Figaros, un piccolo imprenditore agricolo dell’isola, appena sentito ciò, va da Housty e gli chiede allarmato: “Ma io, come farò a dare uno stipendio alla persona in più che devo assumere? Se avessi potuto permettermelo, l’avrei già assunta!”. Housty: “Tu, solitamente, pianti grano; allora, pianta più grano!”. Risponde Figaros: “Ma più grano da piantare non c’è”. “Pianta foglie!” sbraita Housty, pensando fra sé: “Caspita, questa è una buona idea. La devo dire a Mainardino quando torna qui per le vacanze”. Figaros vorrebbe proporre una soluzione diversa, ma non gliene viene data la possibilità. E così Housty viene rieletto; ma dopo un anno le tasse aumentano, le attività imprenditoriali falliscono e così la disoccupazione ricompare, assieme alla fame e ad un’ondata di debiti e di proteste popolar-populiste che scuotono tutta l’isola.

Detto in altro modo: basta far svolgere un’attività ad una persona perché esista il lavoro e perché ella possa avere una retribuzione? Come può un’attività permettere il lavoro e il suo compenso?

Si pensi ad un’azienda sana. A me sembra un miracolo: risolve il bisogno di un cliente — ad esempio scaldarsi quando fa freddo, portando il gas casa per casa — e, contemporaneamente, risponde ad un altro bisogno, chiamando persone a lavorare, persone che con gusto si mettono in moto e, a fine mese, ricevono una retribuzione per il loro impegno. E resta anche qualcosa perché quest’azienda faccia fronte al futuro, cioè al cambiamento. I bisogni, ossia delle mancanze, hanno generato un’abbondanza, un valore. Com’è possibile? E’ lo stupore che, forse, il primo contadino della terra ebbe quando capì bene che da quel chicco di grano che piantava e curava ne uscivano cento. Che gran cosa! Ma non “forse”: è proprio la stessa cosa. Senza una fecondità della “terra” non c’è lavoro possibile e il lavoro vero è “educere”, quasi partorire da essa quella potenzialità benefica che contiene. 

Non perdiamo il filo che lega le cose: ogni risposta ad un bisogno, come il cibo, i vestiti, la casa fino ai viaggi o ai profumi, viene dalla “terra”! Che sia terra agricola, o che siano minerali, energia, acqua, stagioni, animali o leggi della fisica… tutte le risposte ai nostri bisogni hanno in sé un “dato” che, scoperto, portato a galla, enucleato, ricombinato e messo in moto dall’uomo, genera la soddisfazione cercata. Chiamiamo l’azione dell’uomo, che vede un modo di combinare i doni della terra per rispondere alle necessità e si mette in moto per questo, “azione imprenditoriale”. 

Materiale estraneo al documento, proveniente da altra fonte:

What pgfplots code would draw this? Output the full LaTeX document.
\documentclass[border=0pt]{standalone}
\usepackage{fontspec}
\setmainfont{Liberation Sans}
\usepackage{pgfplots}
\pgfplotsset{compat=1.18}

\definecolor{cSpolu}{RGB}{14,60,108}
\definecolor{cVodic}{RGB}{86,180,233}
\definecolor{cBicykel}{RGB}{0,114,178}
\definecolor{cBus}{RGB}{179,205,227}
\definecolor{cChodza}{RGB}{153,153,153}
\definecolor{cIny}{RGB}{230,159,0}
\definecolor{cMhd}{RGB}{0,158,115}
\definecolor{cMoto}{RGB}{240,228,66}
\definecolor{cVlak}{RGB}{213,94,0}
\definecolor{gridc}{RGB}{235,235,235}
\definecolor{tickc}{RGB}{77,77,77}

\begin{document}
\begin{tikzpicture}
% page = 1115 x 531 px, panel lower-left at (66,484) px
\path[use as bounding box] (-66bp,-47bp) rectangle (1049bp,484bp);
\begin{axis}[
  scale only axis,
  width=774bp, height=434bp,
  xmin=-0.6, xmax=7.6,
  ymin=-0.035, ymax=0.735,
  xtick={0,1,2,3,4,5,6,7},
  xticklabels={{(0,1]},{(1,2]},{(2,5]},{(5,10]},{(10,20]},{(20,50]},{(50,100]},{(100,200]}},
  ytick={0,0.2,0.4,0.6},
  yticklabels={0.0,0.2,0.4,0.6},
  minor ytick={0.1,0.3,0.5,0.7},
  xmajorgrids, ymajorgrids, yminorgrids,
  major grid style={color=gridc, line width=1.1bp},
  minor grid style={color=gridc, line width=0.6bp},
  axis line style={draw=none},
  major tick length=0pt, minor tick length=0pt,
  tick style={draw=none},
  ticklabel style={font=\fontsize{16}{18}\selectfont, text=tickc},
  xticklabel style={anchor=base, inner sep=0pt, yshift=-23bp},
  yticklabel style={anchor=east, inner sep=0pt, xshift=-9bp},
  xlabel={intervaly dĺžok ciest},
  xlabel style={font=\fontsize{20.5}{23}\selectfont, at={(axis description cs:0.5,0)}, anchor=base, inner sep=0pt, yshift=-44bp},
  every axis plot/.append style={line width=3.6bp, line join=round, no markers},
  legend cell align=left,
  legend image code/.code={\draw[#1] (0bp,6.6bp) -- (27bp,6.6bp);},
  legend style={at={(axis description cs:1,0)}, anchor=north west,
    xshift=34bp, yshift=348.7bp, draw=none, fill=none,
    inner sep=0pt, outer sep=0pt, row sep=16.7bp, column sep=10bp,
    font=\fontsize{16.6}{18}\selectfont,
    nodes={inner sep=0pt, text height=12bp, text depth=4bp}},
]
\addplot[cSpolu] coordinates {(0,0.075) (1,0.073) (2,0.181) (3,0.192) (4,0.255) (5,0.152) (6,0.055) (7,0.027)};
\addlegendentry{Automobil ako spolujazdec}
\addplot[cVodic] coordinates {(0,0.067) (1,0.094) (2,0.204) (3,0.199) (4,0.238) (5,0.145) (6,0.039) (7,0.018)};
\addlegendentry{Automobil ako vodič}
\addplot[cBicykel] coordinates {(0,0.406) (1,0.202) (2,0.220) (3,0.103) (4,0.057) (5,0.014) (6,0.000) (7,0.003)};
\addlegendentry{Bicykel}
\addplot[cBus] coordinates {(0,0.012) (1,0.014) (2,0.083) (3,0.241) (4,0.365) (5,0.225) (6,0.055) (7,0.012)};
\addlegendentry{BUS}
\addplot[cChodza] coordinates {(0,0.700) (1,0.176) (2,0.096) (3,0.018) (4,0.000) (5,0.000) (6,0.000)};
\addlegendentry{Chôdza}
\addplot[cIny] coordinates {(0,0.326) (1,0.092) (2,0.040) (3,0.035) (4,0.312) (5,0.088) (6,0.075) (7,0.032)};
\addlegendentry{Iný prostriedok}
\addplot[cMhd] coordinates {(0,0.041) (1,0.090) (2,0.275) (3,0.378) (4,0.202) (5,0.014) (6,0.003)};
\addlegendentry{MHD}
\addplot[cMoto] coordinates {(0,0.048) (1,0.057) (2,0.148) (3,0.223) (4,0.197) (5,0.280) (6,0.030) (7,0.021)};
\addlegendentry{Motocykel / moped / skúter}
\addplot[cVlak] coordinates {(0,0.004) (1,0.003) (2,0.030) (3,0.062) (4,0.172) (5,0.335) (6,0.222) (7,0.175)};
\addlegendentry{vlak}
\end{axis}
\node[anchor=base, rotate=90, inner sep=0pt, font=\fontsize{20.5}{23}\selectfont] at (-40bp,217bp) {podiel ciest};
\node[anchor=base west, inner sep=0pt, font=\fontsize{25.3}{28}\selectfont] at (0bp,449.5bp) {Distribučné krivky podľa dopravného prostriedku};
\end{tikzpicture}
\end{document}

Chiaramente non ogni cosa che si “mette sotto terra” funziona; non serve zappare a caso, innaffiare dove capita, chiamare gente a fare buche. Il lavoro — anche in fisica — è il superamento della resistenza, ricordava Solzenicyn  in un suo romanzo. L’azione deve smuovere il problema nella giusta direzione, altrimenti, da dove viene la remunerazione? Attività senza sguardo imprenditoriale dilapidano risorse, impoveriscono, e il risultato, nel tempo, non può che essere un maggiore disagio. Ci deve essere un uomo che veda un’ipotesi di lavoro, sperimenti, risparmi, investa, rischi, sudi, aggiusti il tiro fino a che il tutto si metta in moto e… vada, cammini, consista, stia su e diventi “riparo per gli uccelli del cielo”. Quanti prodotti sono il frutto di uno sguardo che ha visto, e ciò ha reso il mondo migliore per tutti: da una carrucola per tirar su il secchio dal pozzo, fino ai tubi che portano l’acqua dentro casa. E così le fotocopie, il computer, il nylon, l’aspirina, lo smartphone ecc.

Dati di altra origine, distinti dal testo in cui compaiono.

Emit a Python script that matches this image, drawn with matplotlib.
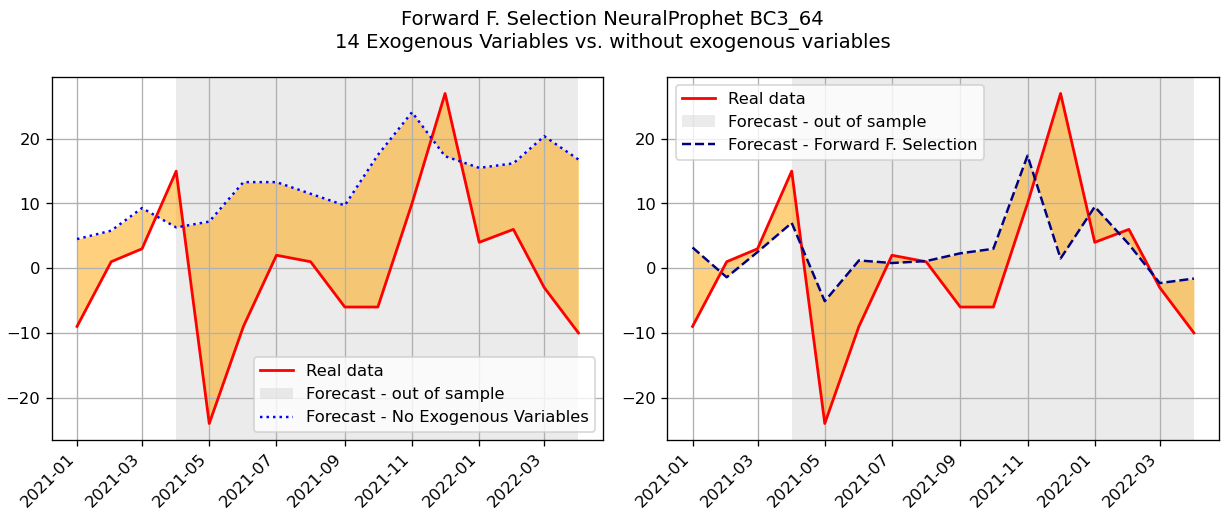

Dunque, una condizione indispensabile perché ci sia il lavoro — o più lavoro — è che questa strana cosa che è l’azione imprenditoriale, diffusa in modo vario in tanti strati della popolazione, venga sempre più favorita e valorizzata.

A proposito: cosa voleva proporre Figaros a Housty? Gli voleva far notare che, se si fosse scavato un canale dalla parte alta del fiume, verso la spianata dei campi, si sarebbe impegnata molta gente a lavorare, ma poi veramente di grano se ne sarebbe avuto di più.